Aus dem von Marieluise Beck (Bündnis 90/Die Grünen) verbreiteten Appell afghanischer Frauen »an die Abgeordneten des Deutschen Bundestages«:

Sehr geehrte Abgeordnete, wir sind eine Gruppe afghanischer Aktivistinnen aus Politik, Medien und Zivilgesellschaft Afghanistans. Wie wir wissen, werden Sie in diesen Tagen darüber diskutieren, ob und wie die Stationierung deutscher Truppen im Rahmen des ISAF-Mandats in Afghanistan fortgesetzt wird. Dies ist, wie wir annehmen, eine wichtige und schwierige Entscheidung, insbesondere da viele von Ihnen sicher nicht die Gelegenheit hatten, die Entwicklungen in Afghanistan mit eigenen Augen zu sehen. Aus diesem Grund haben wir uns im Afghanistan-Büro der Heinrich-Böll-Stiftung (HBS) in Kabul zusammengefunden, um die aktuelle Situation in Afghanistan zu bewerten – speziell die Lage der Frauen – sowie die Rolle, die eine Fortsetzung des Engagements der internationalen Staatengemeinschaft spielt, insbesondere die Fortsetzung des Mandats der deutschen Truppen. (…)

Nach Betrachtung der derzeitigen Lage in unserem Land und des Engagements der internationalen Staatengemeinschaft möchten wir vorschlagen, die folgenden Punkte im Hinblick auf künftige Afghanistan betreffende politische Maßnahmen mit zu berücksichtigen:

– Eines der größten Probleme Afghanistans ist die Armut, die weitere Probleme zur Folge hat.
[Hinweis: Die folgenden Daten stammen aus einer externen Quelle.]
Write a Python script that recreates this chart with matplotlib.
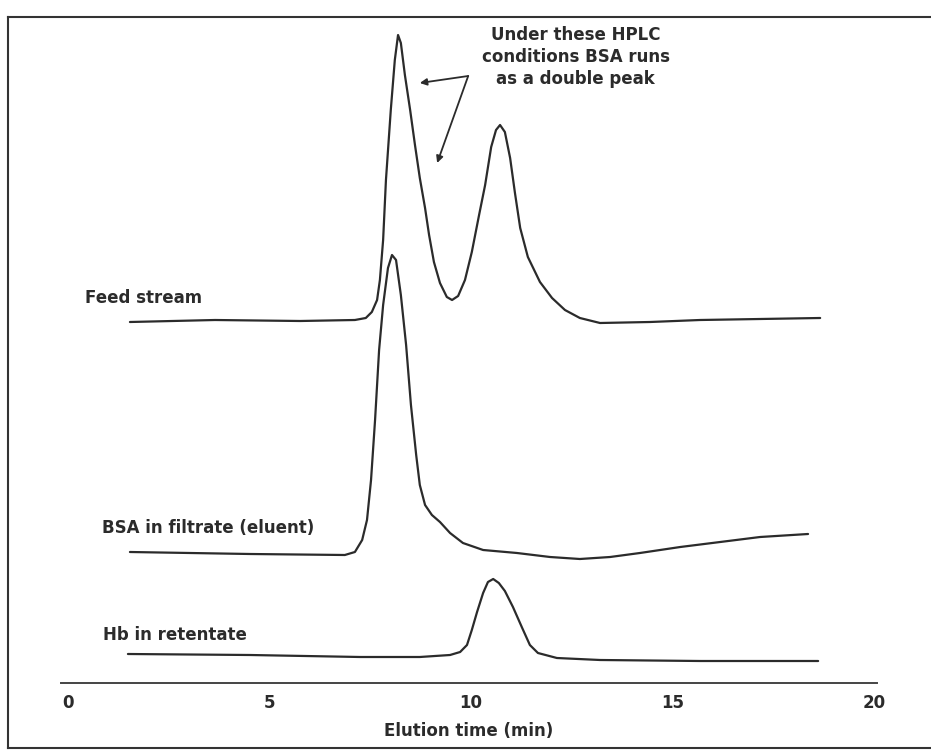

Frauen sind von Armut innerhalb wie außerhalb ihres Zuhauses besonders stark betroffen. (…)

– Die Erfolge im Bereich Frauenrechte haben sowohl mit den Bemühungen der internationalen Staatengemeinschaft als auch mit den Anstrengungen der mutigen afghanischen Frauen zu tun. Die internationale Staatengemeinschaft hat Möglichkeiten zur Stärkung der Position der Frauen in der Gesellschaft geschaffen. Die afghanischen Frauen selbst haben dann diese Möglichkeiten genutzt und sich aktiv für die Stärkung ihrer Position eingesetzt. Frauen haben die Redefreiheit erlangt, und die Gleichberechtigung wurde gefördert. Afghanische Frauen waren an Parlaments-, Provinz- und Präsidentschaftswahlen beteiligt, Mädchen gehen zur Schule, und Mädchen wie Frauen können sich immer stärker am gesellschaftlichen Leben beteiligen – zum ersten Mal in der Geschichte Afghanistans. (…)
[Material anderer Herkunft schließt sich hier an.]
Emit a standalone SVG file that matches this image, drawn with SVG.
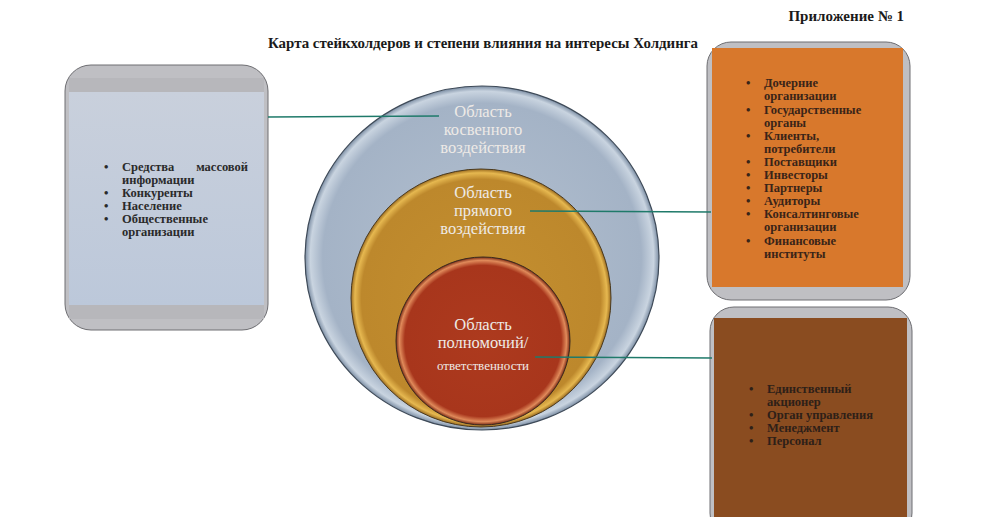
<svg xmlns="http://www.w3.org/2000/svg" width="1000" height="517" viewBox="0 0 1000 517">
<defs>
<radialGradient id="gOuter" cx="50%" cy="50%" r="50%">
<stop offset="0" stop-color="#b3c0d0"/>
<stop offset="0.9" stop-color="#a4b3c6"/>
<stop offset="0.97" stop-color="#c9d4e0"/>
<stop offset="1" stop-color="#7c8ea4"/>
</radialGradient>
<radialGradient id="gMid" cx="50%" cy="50%" r="50%">
<stop offset="0" stop-color="#c48f30"/>
<stop offset="0.92" stop-color="#bd882c"/>
<stop offset="0.97" stop-color="#e6b850"/>
<stop offset="1" stop-color="#9a6a1e"/>
</radialGradient>
<radialGradient id="gIn" cx="50%" cy="50%" r="50%">
<stop offset="0" stop-color="#ad3a1e"/>
<stop offset="0.9" stop-color="#a8361c"/>
<stop offset="0.96" stop-color="#e08a5a"/>
<stop offset="1" stop-color="#7a2a14"/>
</radialGradient>
<linearGradient id="gBlue" x1="0" y1="0" x2="0" y2="1">
<stop offset="0" stop-color="#c9d0dc"/>
<stop offset="1" stop-color="#bcc8da"/>
</linearGradient>
</defs>
<style>
.title{font-family:"Liberation Serif","Times New Roman",serif;font-weight:bold;font-size:15px;fill:#1a1a1a}
.list{font-family:"Liberation Serif","Times New Roman",serif;font-weight:bold;font-size:12.5px;fill:#2a2a2a}
.list2{font-family:"Liberation Serif","Times New Roman",serif;font-weight:bold;font-size:12.5px;fill:#3a2418}
.circ{font-family:"Liberation Serif","Times New Roman",serif;font-size:16.5px;fill:#eeeae6;text-anchor:middle}
.frame{fill:#bfbfc3;stroke:#6e6e72;stroke-width:1}
.conn{stroke:#1f7a6a;stroke-width:1.3;fill:none}
</style>
<rect width="1000" height="517" fill="#ffffff"/>
<text class="title" x="904" y="21" text-anchor="end">Приложение № 1</text>
<text class="title" x="483" y="48" text-anchor="middle" textLength="430" lengthAdjust="spacingAndGlyphs">Карта стейкхолдеров и степени влияния на интересы Холдинга</text>

<g id="node-left">
<rect class="frame" x="65" y="65" width="203" height="265" rx="26"/>
<rect x="69" y="78" width="195" height="241" fill="#b7b7bb"/>
<rect x="69" y="92" width="195" height="213" fill="url(#gBlue)"/>
<g class="list">
<text x="104" y="171">•</text><text x="122" y="171">Средства</text><text x="248" y="171" text-anchor="end">массовой</text>
<text x="122" y="184">информации</text>
<text x="104" y="197">•</text><text x="122" y="197">Конкуренты</text>
<text x="104" y="210">•</text><text x="122" y="210">Население</text>
<text x="104" y="223">•</text><text x="122" y="223">Общественные</text>
<text x="122" y="236">организации</text>
</g>
</g>

<g id="node-right-top">
<rect class="frame" x="707" y="42" width="203" height="258" rx="24"/>
<rect x="712" y="48" width="191" height="239" fill="#d8782c"/>
<g class="list2">
<text x="746" y="87">•</text><text x="764" y="87">Дочерние</text>
<text x="764" y="100">организации</text>
<text x="746" y="114">•</text><text x="764" y="114">Государственные</text>
<text x="764" y="127">органы</text>
<text x="746" y="140">•</text><text x="764" y="140">Клиенты,</text>
<text x="764" y="153">потребители</text>
<text x="746" y="166">•</text><text x="764" y="166">Поставщики</text>
<text x="746" y="179">•</text><text x="764" y="179">Инвесторы</text>
<text x="746" y="192">•</text><text x="764" y="192">Партнеры</text>
<text x="746" y="205">•</text><text x="764" y="205">Аудиторы</text>
<text x="746" y="218">•</text><text x="764" y="218">Консалтинговые</text>
<text x="764" y="231">организации</text>
<text x="746" y="245">•</text><text x="764" y="245">Финансовые</text>
<text x="764" y="258">институты</text>
</g>
</g>

<g id="node-right-bottom">
<rect class="frame" x="710" y="307" width="202" height="230" rx="24"/>
<rect x="714" y="318" width="193" height="199" fill="#8a4c20"/>
<g class="list2" style="fill:#2e2018">
<text x="749" y="393">•</text><text x="767" y="393">Единственный</text>
<text x="767" y="406">акционер</text>
<text x="749" y="419">•</text><text x="767" y="419">Орган управления</text>
<text x="749" y="432">•</text><text x="767" y="432">Менеджмент</text>
<text x="749" y="445">•</text><text x="767" y="445">Персонал</text>
</g>
</g>

<g id="node-outer">
<ellipse cx="482" cy="258" rx="177" ry="172" fill="url(#gOuter)" stroke="#3e4a58" stroke-width="1.2"/>
<text class="circ" x="483" y="117">Область</text>
<text class="circ" x="483" y="135">косвенного</text>
<text class="circ" x="483" y="153">воздействия</text>
</g>
<g id="node-middle">
<ellipse cx="481" cy="298" rx="130" ry="129" fill="url(#gMid)" stroke="#4a3a20" stroke-width="1"/>
<text class="circ" x="483" y="198">Область</text>
<text class="circ" x="483" y="216">прямого</text>
<text class="circ" x="483" y="234">воздействия</text>
</g>
<g id="node-inner">
<ellipse cx="483" cy="341" rx="87" ry="84" fill="url(#gIn)" stroke="#3a2a20" stroke-width="1"/>
<text class="circ" x="483" y="330">Область</text>
<text class="circ" x="483" y="348">полномочий/</text>
<text class="circ" x="483" y="370" style="font-size:13px">ответственности</text>
</g>

<g id="connectors">
<line class="conn" x1="268" y1="117" x2="439" y2="116"/>
<line class="conn" x1="530" y1="211" x2="711" y2="212"/>
<line class="conn" x1="535" y1="357" x2="712" y2="358"/>
</g>
</svg>
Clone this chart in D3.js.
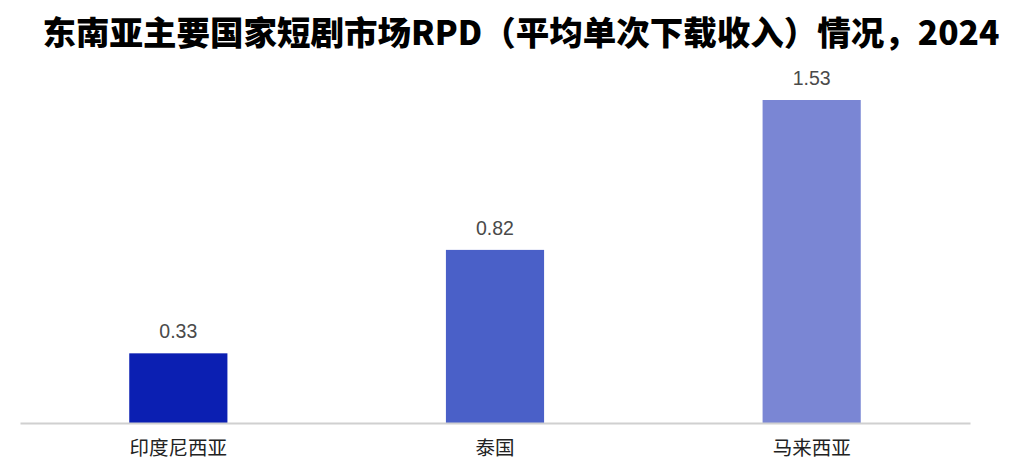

– Angesichts der langjährigen Freundschaft mit Deutschland waren die Deutschen den Afghanen immer willkommen – viel mehr als die US-amerikanischen Soldaten, die bei den Menschen ein größtenteils negatives Image haben. Deutschland ist nie wegen irgendeiner seiner Handlungen kritisiert worden. Das deutsche Militär hat einen guten Ruf im Hinblick auf die Bewahrung der Sicherheit im nördlichen Teil Afghanistans. (…)
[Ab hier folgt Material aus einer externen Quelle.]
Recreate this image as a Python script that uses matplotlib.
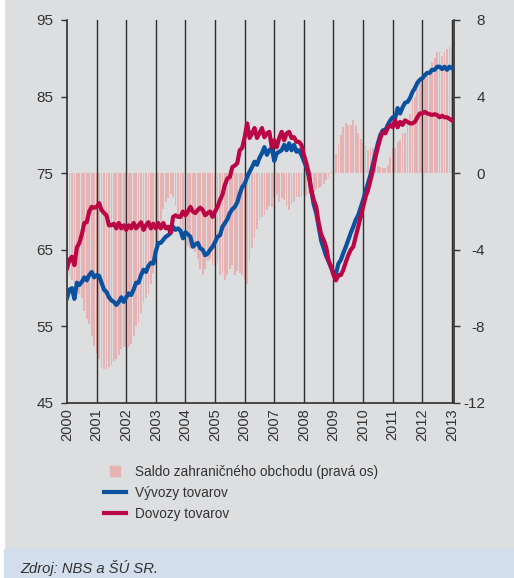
import numpy as np
import matplotlib
matplotlib.use("Agg")
import matplotlib.pyplot as plt
from matplotlib.lines import Line2D
from matplotlib.patches import Rectangle
from matplotlib import font_manager

# mesacne data, januar 2000 - januar 2013
vyvozy = [
    58.7, 59.8, 60.0, 58.6, 60.7, 60.4, 60.8, 61.4, 61.0, 61.7, 62.1, 61.4,
    61.7, 61.6, 60.7, 59.8, 59.5, 58.8, 58.4, 58.2, 57.8, 58.2, 58.8, 58.2,
    58.8, 59.3, 59.1, 59.8, 60.7, 60.7, 61.7, 62.4, 62.1, 62.9, 63.3, 63.2,
    64.8, 65.9, 65.9, 66.3, 66.7, 66.9, 67.2, 68.0, 67.6, 67.8, 67.5, 66.5,
    67.3, 67.0, 66.7, 65.4, 65.7, 65.9, 65.2, 65.0, 64.3, 64.5, 65.0, 65.4,
    66.0, 66.7, 66.9, 68.0, 68.5, 69.0, 69.8, 70.3, 70.6, 71.2, 72.3, 73.2,
    73.6, 74.5, 75.2, 75.8, 76.5, 76.1, 77.0, 77.6, 78.4, 77.4, 78.0, 78.3,
    76.6, 77.6, 77.8, 78.0, 78.7, 78.0, 78.9, 78.0, 78.7, 77.8, 78.0, 77.4,
    76.6, 75.8, 74.6, 72.8, 70.9, 69.8, 68.0, 66.2, 65.2, 64.2, 63.5, 62.7,
    62.0, 61.9, 63.2, 63.7, 64.6, 65.4, 66.3, 67.2, 68.0, 68.9, 69.5, 70.5,
    71.5, 72.7, 73.7, 74.8, 76.2, 77.6, 78.9, 80.0, 80.6, 80.6, 81.3, 81.9,
    82.3, 82.2, 83.5, 82.8, 83.6, 84.2, 84.3, 84.8, 85.6, 86.1, 86.8, 87.2,
    87.4, 87.8, 88.1, 88.1, 88.5, 88.5, 88.9, 88.9, 88.6, 88.9, 88.5, 88.9,
    88.7,
]

dovozy = [
    62.6, 63.7, 64.1, 63.0, 65.3, 65.9, 67.0, 68.5, 68.6, 70.0, 70.6, 70.5,
    70.6, 71.1, 70.2, 69.8, 69.5, 68.2, 68.2, 68.4, 67.8, 68.5, 67.8, 68.2,
    67.6, 68.2, 67.8, 68.5, 67.8, 68.2, 68.6, 67.6, 68.2, 68.6, 67.8, 68.4,
    67.8, 68.5, 67.8, 68.5, 67.8, 68.0, 67.2, 69.3, 69.5, 69.3, 69.3, 70.0,
    69.5, 70.0, 70.6, 70.0, 69.8, 70.2, 70.5, 70.2, 69.5, 69.8, 70.0, 69.3,
    70.0, 70.6, 71.5, 72.2, 73.5, 74.3, 74.5, 75.8, 76.0, 76.3, 78.0, 78.3,
    79.7, 81.5, 79.6, 80.2, 80.9, 79.6, 80.2, 80.9, 79.7, 80.2, 80.4, 78.4,
    79.3, 78.4, 79.6, 80.4, 79.3, 80.2, 80.4, 79.6, 79.7, 79.1, 79.1, 78.7,
    77.4, 76.3, 75.0, 72.8, 71.5, 70.6, 68.5, 67.0, 66.3, 65.4, 63.6, 62.8,
    61.7, 61.0, 61.7, 61.7, 62.4, 63.4, 64.3, 65.0, 65.4, 66.7, 68.0, 69.3,
    70.6, 71.9, 72.8, 74.1, 75.4, 77.1, 78.4, 79.6, 80.4, 80.2, 80.9, 81.3,
    81.0, 81.9, 81.0, 81.7, 81.3, 81.9, 81.7, 81.5, 81.5, 81.7, 82.3, 82.8,
    82.8, 83.0, 82.8, 82.7, 82.6, 82.7, 82.6, 82.3, 82.5, 82.3, 82.3, 82.1,
    81.9,
]

saldo = [
    -5.0, -5.3, -5.6, -5.8, -6.0, -6.3, -6.5, -7.2, -7.6, -7.9, -8.5, -9.0,
    -9.4, -9.7, -10.1, -10.2, -10.3, -10.1, -10.0, -9.8, -9.7, -9.5, -9.2, -9.1,
    -9.0, -9.1, -8.9, -8.5, -8.0, -7.8, -7.3, -6.8, -6.5, -6.3, -5.8, -5.2,
    -4.4, -3.6, -2.5, -1.85, -1.5, -1.3, -1.1, -1.25, -1.7, -2.2, -2.8, -3.3,
    -3.6, -3.8, -3.9, -3.8, -4.1, -4.5, -5.0, -5.3, -5.0, -4.6, -4.5, -4.8,
    -4.8, -4.7, -5.3, -5.2, -5.6, -5.3, -5.0, -4.8, -5.3, -5.1, -5.2, -5.3,
    -5.5, -5.8, -4.6, -3.9, -3.4, -2.9, -2.45, -2.3, -2.2, -1.9, -1.7, -1.75,
    -1.25, -1.15, -1.5, -1.3, -1.4, -1.7, -1.9, -1.6, -1.5, -1.25, -1.25, -1.25,
    -1.15, -1.2, -1.1, -1.0, -1.0, -0.8, -0.75, -0.7, -0.55, -0.35, -0.2, 0.05,
    0.3, 1.0, 1.5, 2.0, 2.4, 2.6, 2.5, 2.5, 2.8, 2.5, 2.1, 1.8,
    1.6, 1.4, 1.2, 1.3, 1.3, 0.9, 0.35, 0.3, 0.25, 0.25, 0.45, 0.85,
    1.3, 1.3, 1.65, 1.75, 2.1, 2.1, 2.8, 3.1, 3.8, 4.0, 4.4, 4.7,
    5.0, 5.0, 5.2, 5.5, 5.8, 6.0, 6.35, 6.35, 6.1, 6.35, 6.5, 6.6,
    6.5,
]

roky = list(range(2000, 2014))
lave_ticky = [45, 55, 65, 75, 85, 95]
prave_ticky = [-12, -8, -4, 0, 4, 8]

popisky = ["Saldo zahraničného obchodu (pravá os)", "Vývozy tovarov", "Dovozy tovarov"]
zdroj = "Zdroj: NBS a ŠÚ SR."

# farby
SIVA = "#dddee0"
MODRA_PAS = "#d2deec"
RUZOVA = "#e6b2b3"
MODRA = "#0a529f"
CERVENA = "#bb0645"
TEXT = "#333333"

plt.rcParams["font.family"] = ["Liberation Sans", "DejaVu Sans"]
plt.rcParams["axes.unicode_minus"] = False
mena_fontov = {f.name for f in font_manager.fontManager.ttflist}
uzky = "Liberation Sans Narrow" in mena_fontov

x = 2000 + np.arange(len(vyvozy)) / 12.0

W, H = 514, 578
fig = plt.figure(figsize=(W / 100, H / 100), dpi=100, facecolor=SIVA)

# pozadie: biely pruh vlavo, modry pas dole
fig.patches.append(Rectangle((0, 0), 4 / W, 1, transform=fig.transFigure,
                             color="white", zorder=0))
fig.patches.append(Rectangle((4 / W, 0), 1, 29 / H, transform=fig.transFigure,
                             color=MODRA_PAS, zorder=0))

ax = fig.add_axes([67 / W, 175 / H, 387 / W, 383 / H])
ax.set_facecolor("none")
ax2 = ax.twinx()

# stlpce saldo (prava os)
ax.bar(x, saldo, width=0.72 / 12, color=RUZOVA, linewidth=0, zorder=1)
ax.set_ylim(-12, 8)
ax.set_xlim(2000, 2013.07)
for r in roky[1:]:
    ax.axvline(r, color="#2e2e2e", lw=1.0, zorder=2)

ax.set_xticks(roky)
ax.set_xticklabels([str(r) for r in roky], rotation=90)
ax.tick_params(axis="x", length=0, labelsize=10.5, labelcolor=TEXT, pad=4)

ax.spines["top"].set_visible(False)
for s in ["left", "right", "bottom"]:
    ax.spines[s].set_color("#2e2e2e")
    ax.spines[s].set_linewidth(1.2)

# ciary (lava os)
ax2.plot(x, vyvozy, color=MODRA, lw=3, solid_joinstyle="round", zorder=3)
ax2.plot(x, dovozy, color=CERVENA, lw=3, solid_joinstyle="round", zorder=4)
ax2.set_ylim(45, 95)
for s in ax2.spines.values():
    s.set_visible(False)

# osi: lava patri ciaram, prava stlpcom
ax2.yaxis.tick_left()
ax2.set_yticks(lave_ticky)
ax2.tick_params(axis="y", direction="out", length=4.3, width=1, color="#333333",
                labelsize=11, labelcolor=TEXT, pad=5.5)

ax.yaxis.tick_right()
ax.set_yticks(prave_ticky)
ax.tick_params(axis="y", direction="out", length=4.3, width=1, color="#333333",
               labelsize=11, labelcolor=TEXT, pad=18)
for t in ax.yaxis.get_major_ticks():
    t.label2.set_horizontalalignment("right")

# legenda
uchyty = [
    Line2D([], [], marker="s", markersize=7.5, color=RUZOVA, linestyle="none"),
    Line2D([], [], color=MODRA, lw=3),
    Line2D([], [], color=CERVENA, lw=3),
]
fig.legend(uchyty, popisky, loc="upper left", bbox_to_anchor=(104 / W, 1 - 465 / H),
           frameon=False, fontsize=9.8, handlelength=1.6, handletextpad=0.66,
           labelspacing=0.5, borderpad=0, borderaxespad=0, labelcolor=TEXT)

if uzky:
    fig.text(20 / W, 5 / H, zdroj, family=["Liberation Sans Narrow", "DejaVu Sans"],
             style="italic", fontsize=11.5, color=TEXT, va="baseline")
else:
    fig.text(20 / W, 5 / H, zdroj, style="italic", fontsize=10.6, color=TEXT,
             va="baseline")

fig.savefig("out.png", dpi=100, facecolor=fig.get_facecolor())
– Der Abzug der deutschen Truppen würde einen herben Rückschlag in bezug auf sämtliche Entwicklungen bedeuten, die stattgefunden haben. Es wird dann sehr schwer sein, die auf Entwicklung abzielenden Aktivitäten Deutschlands erfolgreich umzusetzen. In jedem Teil Afghanistans würden durch einen Rückzug der internationalen Staatengemeinschaft Lücken entstehen, die umgehend von den Taliban gefüllt würden. Die Nachrichten und die öffentliche Diskussion über einen schnellen Rückzug der internationalen Gemeinschaft wirken sich negativ in Afghanistan aus, weil sie Zweifel daran aufkommen lassen, daß die internationale Gemeinschaft der Freiheit und der Demokratie in Afghanistan wirklich verpflichtet ist. Denn ein sofortiger Rückzug ist für das Land keine Lösung: Im Falle eines Rückzugs ohne angemessene Machtübergabe an neue, verläßliche Strukturen in Afghanistan könnte das Land zu einer Bedrohung für die Region und in der Folge für die ganze Welt werden.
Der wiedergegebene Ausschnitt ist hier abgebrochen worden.